O coração começa a bater durante o segundo mês do desenvolvimento do embrião
Uma dor tem início no peito. Não pára. Alastra-se para a região do braço esquerdo, vai quase até ao braço direito, chega às costas. Intensifica-se. Custa a respirar, a ambulância vem em socorro. No hospital, um diagnóstico: ataque cardíaco. O coração recebeu uma machadada valente, algumas vezes fatal, mas sempre irreversível, até agora. Uma equipa de cientistas utilizou células do coração de 17 pacientes com enfartes para tratar o próprio tecido cardíaco destes pacientes. Obteve, pela primeira vez, a regeneração de parte do coração. O estudo foi publicado nesta segunda-feira na revista Lancet.

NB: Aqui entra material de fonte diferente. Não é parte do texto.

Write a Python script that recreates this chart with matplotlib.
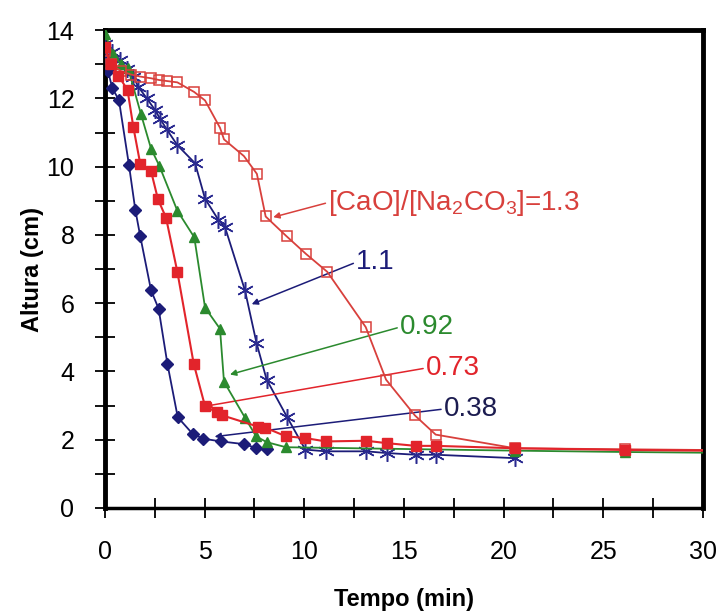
import numpy as np
import matplotlib
matplotlib.use("Agg")
import matplotlib.pyplot as plt
from matplotlib.ticker import MultipleLocator

plt.rcParams['font.family'] = ['Liberation Sans', 'DejaVu Sans']
plt.rcParams['mathtext.default'] = 'regular'

# razao [CaO]/[Na2CO3] = 0.38
t038 = [0, 0.15, 0.37, 0.7, 1.2, 1.52, 1.77, 2.31, 2.69, 3.13, 3.65, 4.4, 4.93, 5.82, 6.99, 7.58, 8.11]
h038 = [13.2, 12.8, 12.3, 11.95, 10.06, 8.74, 7.96, 6.38, 5.84, 4.23, 2.66, 2.17, 2.03, 1.95, 1.87, 1.76, 1.74]

# razao 0.73
t073 = [0, 0.3, 0.67, 1.13, 1.42, 1.77, 2.31, 2.66, 3.06, 3.63, 4.45, 5.02, 5.63, 5.85, 7.7, 8.05,
        9.08, 10.03, 11.08, 13.1, 14.13, 15.59, 16.6, 20.57, 26.09, 30]
h073 = [13.5, 13.0, 12.67, 12.25, 11.17, 10.08, 9.87, 9.04, 8.51, 6.92, 4.23, 2.98, 2.8, 2.72, 2.38, 2.35,
        2.1, 2.05, 1.95, 1.97, 1.9, 1.82, 1.82, 1.75, 1.7, 1.68]

# razao 0.92
t092 = [0, 0.4, 0.8, 1.15, 1.8, 2.31, 2.73, 3.63, 4.48, 5.02, 5.77, 5.97, 7.02, 7.58, 8.11, 9.08,
        20.57, 26.09, 30]
h092 = [13.9, 13.3, 13.0, 12.9, 11.55, 10.53, 10.02, 8.71, 7.93, 5.87, 5.25, 3.7, 2.65, 2.1, 1.93, 1.78,
        1.68, 1.64, 1.62]

# razao 1.1
t11 = [0, 0.33, 0.75, 1.1, 1.42, 1.67, 2.1, 2.51, 2.76, 3.09, 3.63, 4.52, 5.02, 5.68, 6.02, 7.02,
       7.6, 8.11, 9.12, 10.05, 11.08, 13.1, 14.13, 15.59, 16.6, 20.57]
h11 = [13.6, 13.37, 13.13, 12.85, 12.64, 12.34, 12.0, 11.66, 11.41, 11.1, 10.63, 10.1, 9.06, 8.45, 8.23, 6.38,
       4.84, 3.76, 2.68, 1.71, 1.66, 1.66, 1.61, 1.56, 1.56, 1.46]

# razao 1.3
t13 = [0, 0.3, 0.8, 1.3, 1.76, 2.31, 2.7, 3.09, 3.63, 4.47, 5.02, 5.77, 5.97, 6.97, 7.62, 8.06,
       9.11, 10.09, 11.15, 13.08, 14.1, 15.55, 16.59, 20.57, 26.09, 30]
h13 = [13.4, 13.0, 12.8, 12.7, 12.64, 12.59, 12.54, 12.51, 12.47, 12.19, 11.94, 11.14, 10.8, 10.31, 9.79, 8.54,
       7.96, 7.44, 6.92, 5.3, 3.76, 2.71, 2.15, 1.75, 1.72, 1.7]

navy = "#1c1c78"
red = "#e2242b"
red_open = "#d8403c"
green = "#2b8a2e"

fig = plt.figure(figsize=(7.24, 6.15), dpi=100)
ax = fig.add_axes([0.145, 0.174, 0.826, 0.777])

ax.plot(t038, h038, color=navy, lw=1.3, marker="D", ms=6.5, mfc=navy, mec=navy, zorder=3)
ax.plot(t11, h11, color=navy, lw=1.3, marker=(6, 2, 0), ms=12, mec="#2a2a90", mew=1.1, zorder=3)
ax.plot(t092, h092, color=green, lw=1.3, marker="^", ms=7, mfc=green, mec=green,
        markevery=slice(0, -1), zorder=4)
ax.plot(t13, h13, color=red_open, lw=1.3, marker="s", ms=7, mfc="none", mec=red_open, mew=1.1,
        markevery=slice(0, -1), zorder=4)
ax.plot(t073, h073, color=red, lw=1.5, marker="s", ms=7, mfc=red, mec=red,
        markevery=slice(0, -1), zorder=5)

# rotulos com setas
def seta(txt, xy, xytext, cor, tcor):
    ax.annotate(txt, xy=xy, xytext=xytext, color=tcor, fontsize=20, va="center", ha="left",
                arrowprops=dict(arrowstyle="-|>", color=cor, lw=1.1, mutation_scale=9,
                                shrinkA=0, shrinkB=0, relpos=(0, 0.5)))

seta("[CaO]/[Na$_2$CO$_3$]=1.3", (8.44, 8.52), (11.2, 8.95), red_open, red_open)
seta("1.1", (7.36, 5.97), (12.6, 7.2), navy, navy)
seta("0.92", (6.27, 3.91), (14.8, 5.3), green, green)
seta("0.73", (5.02, 2.98), (16.1, 4.1), red, red)
seta("0.38", (5.5, 2.09), (17.0, 2.9), navy, "#1c1c50")

ax.set_xlim(0, 30)
ax.set_ylim(0, 14)
ax.xaxis.set_major_locator(MultipleLocator(5))
ax.xaxis.set_minor_locator(MultipleLocator(2.5))
ax.yaxis.set_major_locator(MultipleLocator(2))
ax.yaxis.set_minor_locator(MultipleLocator(1))
ax.tick_params(which="both", direction="inout", length=14, width=1.3, colors="black")
ax.tick_params(axis="x", labelsize=18, pad=16)
ax.tick_params(axis="y", labelsize=18, pad=15)
for lado in ["left", "right", "top"]:
    ax.spines[lado].set_linewidth(3.5)
ax.spines["bottom"].set_linewidth(2.5)

ax.set_xlabel("Tempo (min)", fontsize=17, fontweight="bold", labelpad=17)
ax.set_ylabel("Altura (cm)", fontsize=17, fontweight="bold", labelpad=2)

fig.savefig("out.png", dpi=100)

A dor que se sente num ataque cardíaco é um sinal muito sério que parte das células do músculo mais importante do corpo está a morrer. O coração é o motor da circulação, força o sangue a chegar ao último capilar do corpo, de modo a alimentar todas as células. É uma bomba constante que começa a funcionar durante o segundo mês do desenvolvimento do embrião, durante a gravidez, e só termina quando se morre.
Esse bombear é possível graças à contracção das células musculares do coração, que não param. Mas ao longo da vida, devido à alimentação, hábitos sedentários ou até devido à genética, as artérias que alimentam estas células musculares podem de repente ficar bloqueadas e impedir o sangue de chegar a parte das células musculares cardíacas. As células não recebem nutrientes nem oxigénio, deixam de funcionar e morrem. O que se sente é a dor do enfarte.
O órgão nunca mais é o mesmo. Fica com uma cicatriz na região do tecido morto, deixa de conseguir bombear tanto sangue e uma caminhada de seis minutos torna-se num esforço. Mas uma equipa do Cedars-Sinai Heart Institute, Los Angeles, EUA, conseguiu pela primeira vez regenerar eficientemente parte do coração que ficou danificado e diminuir o tamanho das cicatrizes.
Para isso, os cientistas fizeram operações para recolheram células saudáveis do coração de homens que tiveram ataques cardíacos. No laboratório, conseguiram condicionar as células para se multiplicarem em milhões de células musculares. Passado cerca de um mês, os pacientes receberam entre 12 e 25 milhões de células musculares cardíacas. Um ano depois, quase metade da cicatriz tinha desaparecido, e parte do tecido do coração regenerou.
“Isto nunca foi conseguido antes, apesar de se ter passado uma década a fazer terapias de células em pacientes com ataques cardíacos. Agora conseguimos. Os resultados são substancialmente e surpreendentemente melhores do que o que obtivemos em animais”, disse Eduardo Marbán, médico, autor do estudo e director do instituto.
A equipa trabalhou com 25 pacientes, oito serviram de controlo e 17 experimentaram a nova terapia. Eram todos homens brancos, com uma média de idades de 53 anos e tinham tido um ataque cardíaco há menos de dois meses.
Ao longo de um ano, a equipa observou os homens tratados e o controlo. No grupo de controlo, apesar de serem seguidos o melhor possível, não houve praticamente regeneração do músculo nem diminuição da cicatriz. Ao fim de seis meses, o grupo controlo era capaz de andar mais 13,1 metros durante seis minutos, mas ao final de 12 meses andavam em média menos 9,6 metros. O grupo que passou pelo tratamento, durante os mesmos seis minutos, andavam mais 11,4 metros ao final de seis meses e mais 33 metros ao final de 12 meses.
Os ataques cardíacos fazem diminuir a quantidade de sangue bombeado que sai do coração. Embora o aumento desta quantidade fosse muito ligeira nos 17 homens que receberam as células musculares cardíacas e viram o seu coração regenerado, a equipa defende que o prognóstico é muito positivo.
Segundo o artigo, em terapias semelhantes em que se utilizaram células da medula óssea para tratar o coração, a diminuição da cicatriz foi mínima e não foi observável a regeneração do músculo. Ainda assim houve uma melhoria no prognóstico do estado do paciente passado dois anos. Por isso, para os autores, estes resultados que foram agora publicados “dão razões para esperar um benefício clínico ainda maior da [nova] terapia”.